1989 Loma Prieta Quake
TIME October 17, 1989 / 5:04 pm PST
LOCATION 70 miles south of San Francisco, new Watsonville and Santa Cruz. This earthquake was the first major event to occur along the San Andreas fault zone since the1906 earthquake . The Loma Prieta earthquake ruptured the southernmost 40 km of the 1906 break. The average strike-slip displacement was 1.2 meters while the average reverse-slip displacement was 1.6 meters. This type of motion is not typical of the San Andreas fault and suggests that the earthquake occurred on a sub-parallel fault and not on the San Andreas itself.
Buildings in the Marina District of San Francisco were badly damaged in the 1989 Loma Prieta earthquake. "Soft story" buildings, typically with parking on ground floor, like the one pictured here, are common throughout the Bay Area and are particularly at risk when exposed to strong shaking. (USGS photo)
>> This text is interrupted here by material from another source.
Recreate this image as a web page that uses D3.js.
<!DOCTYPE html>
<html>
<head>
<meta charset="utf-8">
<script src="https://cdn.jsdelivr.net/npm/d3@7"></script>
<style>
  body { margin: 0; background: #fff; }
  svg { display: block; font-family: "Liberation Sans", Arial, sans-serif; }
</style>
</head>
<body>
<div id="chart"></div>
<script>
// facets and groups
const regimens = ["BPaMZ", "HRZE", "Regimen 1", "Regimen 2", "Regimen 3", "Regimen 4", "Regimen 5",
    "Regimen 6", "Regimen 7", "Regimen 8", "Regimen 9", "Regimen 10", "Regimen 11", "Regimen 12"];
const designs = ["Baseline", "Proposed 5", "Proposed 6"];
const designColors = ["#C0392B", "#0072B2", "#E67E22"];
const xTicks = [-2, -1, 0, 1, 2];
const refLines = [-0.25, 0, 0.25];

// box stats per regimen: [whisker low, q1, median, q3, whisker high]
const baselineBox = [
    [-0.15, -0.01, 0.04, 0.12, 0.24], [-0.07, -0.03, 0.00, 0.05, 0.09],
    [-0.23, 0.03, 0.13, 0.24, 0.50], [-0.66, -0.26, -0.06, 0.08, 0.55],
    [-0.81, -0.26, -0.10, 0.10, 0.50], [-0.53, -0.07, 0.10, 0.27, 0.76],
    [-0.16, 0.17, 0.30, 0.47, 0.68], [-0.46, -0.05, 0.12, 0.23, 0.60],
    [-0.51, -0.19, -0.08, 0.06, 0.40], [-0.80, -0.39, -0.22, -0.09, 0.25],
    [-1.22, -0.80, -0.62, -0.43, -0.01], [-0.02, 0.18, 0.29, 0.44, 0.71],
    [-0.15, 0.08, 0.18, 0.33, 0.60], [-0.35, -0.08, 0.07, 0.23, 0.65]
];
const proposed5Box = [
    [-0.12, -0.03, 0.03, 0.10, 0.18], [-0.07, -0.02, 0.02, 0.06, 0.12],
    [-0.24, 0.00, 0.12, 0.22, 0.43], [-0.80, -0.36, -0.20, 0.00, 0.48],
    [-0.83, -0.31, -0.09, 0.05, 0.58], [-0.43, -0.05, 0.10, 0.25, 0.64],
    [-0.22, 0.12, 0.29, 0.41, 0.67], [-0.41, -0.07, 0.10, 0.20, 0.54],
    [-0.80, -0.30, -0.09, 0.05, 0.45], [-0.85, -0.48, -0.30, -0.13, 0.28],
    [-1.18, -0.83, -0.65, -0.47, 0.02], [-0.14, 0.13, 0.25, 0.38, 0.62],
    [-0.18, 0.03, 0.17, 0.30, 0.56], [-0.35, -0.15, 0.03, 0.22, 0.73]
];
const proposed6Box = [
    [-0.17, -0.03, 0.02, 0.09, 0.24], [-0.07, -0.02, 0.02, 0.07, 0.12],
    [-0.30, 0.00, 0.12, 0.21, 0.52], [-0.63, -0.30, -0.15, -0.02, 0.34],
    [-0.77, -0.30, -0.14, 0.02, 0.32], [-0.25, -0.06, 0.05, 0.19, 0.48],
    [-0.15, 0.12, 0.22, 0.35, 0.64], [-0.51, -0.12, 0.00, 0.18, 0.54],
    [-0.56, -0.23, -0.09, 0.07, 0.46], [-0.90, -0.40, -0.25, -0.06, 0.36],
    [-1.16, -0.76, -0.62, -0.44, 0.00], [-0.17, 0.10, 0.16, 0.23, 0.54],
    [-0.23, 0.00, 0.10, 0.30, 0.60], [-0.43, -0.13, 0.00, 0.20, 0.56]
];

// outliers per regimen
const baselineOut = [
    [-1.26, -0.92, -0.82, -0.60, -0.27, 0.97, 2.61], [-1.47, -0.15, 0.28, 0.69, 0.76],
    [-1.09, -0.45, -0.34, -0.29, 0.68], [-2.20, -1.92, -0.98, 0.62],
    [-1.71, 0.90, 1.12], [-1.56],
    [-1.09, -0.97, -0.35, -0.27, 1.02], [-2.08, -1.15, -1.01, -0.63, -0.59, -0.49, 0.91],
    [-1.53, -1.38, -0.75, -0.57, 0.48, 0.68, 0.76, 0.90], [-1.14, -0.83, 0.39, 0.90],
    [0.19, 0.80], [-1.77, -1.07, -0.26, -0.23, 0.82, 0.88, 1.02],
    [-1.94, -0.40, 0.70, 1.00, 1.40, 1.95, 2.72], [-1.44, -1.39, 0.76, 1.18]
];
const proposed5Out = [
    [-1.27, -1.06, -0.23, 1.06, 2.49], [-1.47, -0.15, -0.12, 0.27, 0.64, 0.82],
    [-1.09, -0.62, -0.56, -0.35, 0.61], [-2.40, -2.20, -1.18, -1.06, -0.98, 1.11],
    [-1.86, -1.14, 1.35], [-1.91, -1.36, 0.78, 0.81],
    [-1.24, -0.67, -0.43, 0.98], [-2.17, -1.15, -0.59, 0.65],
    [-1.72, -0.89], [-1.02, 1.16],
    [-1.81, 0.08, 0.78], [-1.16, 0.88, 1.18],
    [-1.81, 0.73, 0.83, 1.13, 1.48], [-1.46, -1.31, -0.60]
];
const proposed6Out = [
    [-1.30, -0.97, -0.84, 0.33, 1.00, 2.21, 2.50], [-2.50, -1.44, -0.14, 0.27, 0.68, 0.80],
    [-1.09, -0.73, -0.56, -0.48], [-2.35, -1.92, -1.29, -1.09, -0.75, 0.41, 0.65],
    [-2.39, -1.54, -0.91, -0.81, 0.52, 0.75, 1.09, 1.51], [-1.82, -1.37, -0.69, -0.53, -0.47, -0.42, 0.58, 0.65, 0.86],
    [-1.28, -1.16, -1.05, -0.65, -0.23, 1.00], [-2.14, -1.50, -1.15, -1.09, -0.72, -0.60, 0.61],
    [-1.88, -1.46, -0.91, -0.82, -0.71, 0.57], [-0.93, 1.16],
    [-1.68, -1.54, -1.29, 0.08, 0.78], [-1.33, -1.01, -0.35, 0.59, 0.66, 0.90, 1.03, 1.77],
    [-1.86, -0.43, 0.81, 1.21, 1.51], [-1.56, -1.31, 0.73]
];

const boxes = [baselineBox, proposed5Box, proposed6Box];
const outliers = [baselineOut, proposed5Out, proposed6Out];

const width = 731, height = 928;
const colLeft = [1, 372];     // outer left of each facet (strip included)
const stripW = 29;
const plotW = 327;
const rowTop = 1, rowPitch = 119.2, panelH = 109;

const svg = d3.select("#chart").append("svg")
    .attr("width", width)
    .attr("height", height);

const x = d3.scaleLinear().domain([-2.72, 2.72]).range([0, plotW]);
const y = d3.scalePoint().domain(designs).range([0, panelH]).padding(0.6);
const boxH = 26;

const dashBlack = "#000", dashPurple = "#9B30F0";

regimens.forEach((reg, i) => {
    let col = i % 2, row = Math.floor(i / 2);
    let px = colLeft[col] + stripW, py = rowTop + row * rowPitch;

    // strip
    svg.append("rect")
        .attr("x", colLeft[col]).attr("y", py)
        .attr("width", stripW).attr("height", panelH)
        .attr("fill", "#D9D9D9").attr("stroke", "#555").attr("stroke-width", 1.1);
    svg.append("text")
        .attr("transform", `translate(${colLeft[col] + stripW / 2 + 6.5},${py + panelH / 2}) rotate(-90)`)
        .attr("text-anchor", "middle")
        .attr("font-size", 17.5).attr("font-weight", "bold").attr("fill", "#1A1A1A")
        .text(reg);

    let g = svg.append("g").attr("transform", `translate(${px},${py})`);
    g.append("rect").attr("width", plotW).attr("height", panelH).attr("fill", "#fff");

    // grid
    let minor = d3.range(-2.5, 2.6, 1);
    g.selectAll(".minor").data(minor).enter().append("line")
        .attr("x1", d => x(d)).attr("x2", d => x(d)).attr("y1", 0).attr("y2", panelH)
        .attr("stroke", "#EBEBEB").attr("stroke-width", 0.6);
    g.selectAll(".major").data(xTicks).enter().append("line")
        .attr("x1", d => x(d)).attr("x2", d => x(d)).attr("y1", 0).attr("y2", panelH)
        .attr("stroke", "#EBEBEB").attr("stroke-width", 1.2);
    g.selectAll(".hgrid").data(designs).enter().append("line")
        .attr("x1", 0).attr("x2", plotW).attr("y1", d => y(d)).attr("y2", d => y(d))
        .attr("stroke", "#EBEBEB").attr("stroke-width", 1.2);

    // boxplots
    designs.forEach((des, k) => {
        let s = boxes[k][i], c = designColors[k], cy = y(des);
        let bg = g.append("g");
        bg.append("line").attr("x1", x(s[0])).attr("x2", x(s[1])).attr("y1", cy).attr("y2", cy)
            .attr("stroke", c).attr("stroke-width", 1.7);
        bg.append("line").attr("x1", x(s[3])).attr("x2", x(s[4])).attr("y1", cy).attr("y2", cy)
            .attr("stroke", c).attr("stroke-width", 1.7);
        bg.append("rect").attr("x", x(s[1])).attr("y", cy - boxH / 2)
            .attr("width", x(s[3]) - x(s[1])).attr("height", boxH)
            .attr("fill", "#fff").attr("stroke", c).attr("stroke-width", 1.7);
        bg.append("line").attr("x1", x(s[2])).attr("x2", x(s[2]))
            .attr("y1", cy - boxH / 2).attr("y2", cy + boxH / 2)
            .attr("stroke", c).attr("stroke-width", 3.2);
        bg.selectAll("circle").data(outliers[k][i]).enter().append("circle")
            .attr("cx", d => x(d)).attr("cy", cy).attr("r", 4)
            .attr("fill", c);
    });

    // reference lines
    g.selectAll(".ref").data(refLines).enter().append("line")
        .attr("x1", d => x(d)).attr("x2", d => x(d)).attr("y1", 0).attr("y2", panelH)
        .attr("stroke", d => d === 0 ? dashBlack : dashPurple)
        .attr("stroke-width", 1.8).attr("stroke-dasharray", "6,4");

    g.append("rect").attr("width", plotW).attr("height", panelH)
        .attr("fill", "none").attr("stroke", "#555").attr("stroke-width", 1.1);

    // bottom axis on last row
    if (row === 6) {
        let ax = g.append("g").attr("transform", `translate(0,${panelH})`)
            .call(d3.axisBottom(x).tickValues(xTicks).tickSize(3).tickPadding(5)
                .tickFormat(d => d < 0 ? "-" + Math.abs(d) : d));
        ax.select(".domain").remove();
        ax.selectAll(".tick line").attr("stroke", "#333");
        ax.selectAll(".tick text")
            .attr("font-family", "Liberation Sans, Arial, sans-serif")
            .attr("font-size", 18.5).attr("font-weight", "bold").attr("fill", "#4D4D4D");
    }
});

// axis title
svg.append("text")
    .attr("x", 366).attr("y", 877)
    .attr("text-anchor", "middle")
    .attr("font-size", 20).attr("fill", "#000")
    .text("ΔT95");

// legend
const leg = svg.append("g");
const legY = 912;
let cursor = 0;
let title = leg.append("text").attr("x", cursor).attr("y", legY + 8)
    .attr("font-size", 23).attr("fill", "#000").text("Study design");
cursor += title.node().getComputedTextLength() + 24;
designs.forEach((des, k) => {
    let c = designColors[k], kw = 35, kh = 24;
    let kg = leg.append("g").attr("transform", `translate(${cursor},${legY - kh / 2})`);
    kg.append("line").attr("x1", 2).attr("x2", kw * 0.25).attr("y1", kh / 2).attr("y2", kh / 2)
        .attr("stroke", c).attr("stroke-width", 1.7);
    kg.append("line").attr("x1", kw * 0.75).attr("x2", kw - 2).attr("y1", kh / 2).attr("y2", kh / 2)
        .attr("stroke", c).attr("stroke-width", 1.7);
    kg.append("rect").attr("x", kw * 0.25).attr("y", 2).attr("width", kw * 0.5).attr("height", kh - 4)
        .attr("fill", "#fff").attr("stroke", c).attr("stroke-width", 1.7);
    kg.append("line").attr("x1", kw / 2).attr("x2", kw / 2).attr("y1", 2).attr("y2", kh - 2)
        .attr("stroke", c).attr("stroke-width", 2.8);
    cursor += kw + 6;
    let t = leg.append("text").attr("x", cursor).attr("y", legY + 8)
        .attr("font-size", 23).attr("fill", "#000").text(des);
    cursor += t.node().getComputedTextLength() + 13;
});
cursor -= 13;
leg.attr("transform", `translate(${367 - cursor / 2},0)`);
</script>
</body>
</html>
HUMAN/PHYSICAL TOLL 63 persons died and 3,757 were injured. Property damage exceeded $6 billion. At the time, this was the most costly natural disaster in the United States. Damage occurred to 18,306 houses and 2,575 businesses. Approximately 12,053 persons were displaced. In total, in all areas, 22,000 homes were damaged and 1,500 homes were destroyed or rendered uninhabitable.
LESSONS LEARNED Several life-lines were damaged, notably the Nimitz Freeway and the Bay Bridge. The most intense damage was confined to areas where buildings and other structures were situated on loosely consolidated, water-saturated soils, such as in the Marina District of San Francisco. Loosely consolidated soils tend to amplify shaking and increase structural damage. Water saturated soils compound the problem due to their susceptibility to liquefaction and corresponding loss of bearing strength.
Although damage to the two highways and to structures in the Marina district of San Francisco was widely reported, most of San Francisco fared well during this earthquake with an epicenter about 56 miles away. Most damage was located in isolated pockets, and was severe only where it affected older buildings constructed on fill material or on unconsolidated strata. In cities closer to the epicenter, such as Santa Cruz, Watsonville, and Los Gatos, a much higher percentage of structures was affected.
"Soft story" buildings, typically with parking on ground floor, like the one pictured here, are common throughout the Bay Area and were particularly at risk during the Loma Prieta Quake. (USGS photo) Many of the damaged structures were 50 to 100 years old and built with unreinforced masonry. Unreinforced masonry is brittle and weak and therefore crumbles easily during the intense shaking of an earthquake.